Would it have been possible to attach the garage to the house to get around any of the variances ?
I'm not really sure. I have definitely seen houses that are like that in my area - one continuous building from the front of the lot all the way back to the alley. I would guess, but am not 100% sure, that they had to get variances to do that. I have seen that, but its not typical. Also when I saw this it was usually in Lincoln Park. That is the neighborhood just south of where I am now and is also where we lived until we moved here. Maybe the zoning requirements for Lincoln Park are a little different? Most of the times when new houses are built by me they have a completely detached garage separate from the house like we do. There is a professional baseball player who bought the 3 million dollar house a few doors down a year ago and his house is designed like that - a separate house and garage. It was new construction.
Even if one building front to back was allowed, or easy to get a variance for, I not have wanted to have a garage that was part of the house. The design of the back of our house just isn't set up for that. If the garage went all the way to the back of our house we would have no windows at all in our family room. The houses that I have seen with garages attached to the back essentially have the garage under or partially under the living space at the back of the house. In my previous house our next door neighbor had that - a four car garage, two spaces in front of the other two, where the floor sloped downwards as you drove in from the alley. The front part of the garage was basically basement and the family room was on top of that part of the garage. I know this house had variances - it was also built with azero lot line so it had a variance for that too. And it was on the same size 25 foot wide and 125 foot deep lot like I have.

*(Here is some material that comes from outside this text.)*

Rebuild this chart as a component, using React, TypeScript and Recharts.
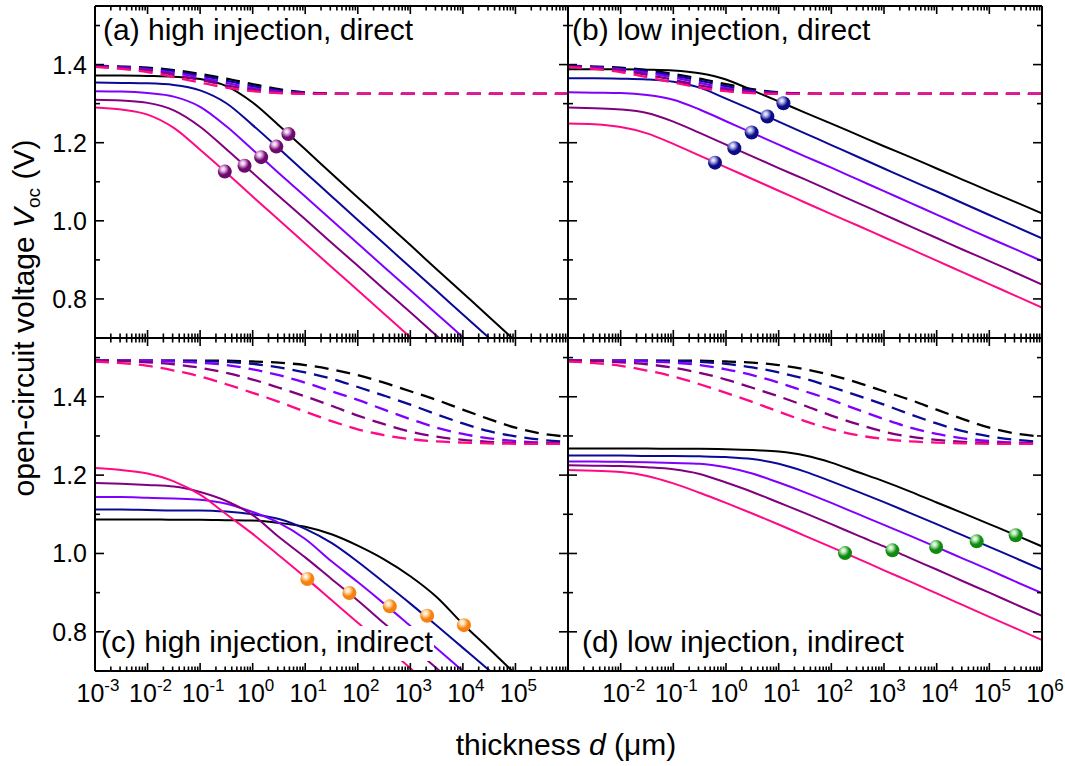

I think I mentioned before that while I am happy with the end product I wasn't so happy with my architect. He just didn't seem to know the code when it came to designing my garage. Originally we designed a garage that was more than 519 square feet. The zoning department rejected it because it was too large. I thought to myself - why the hell did we design something that they were going to reject. Maybe he thought that it could somehow slip thru somehow? And then later after the second submittal it got rejected again - this time for not having the required 12 by 12 foot area of open space. He suggested that this was a new requirement and that is why he wasn't aware of it. I was frustrated as it cost time and money redrawing things. I would have preferred to know what my limitations were before hand so that I could have made design trade offs myself.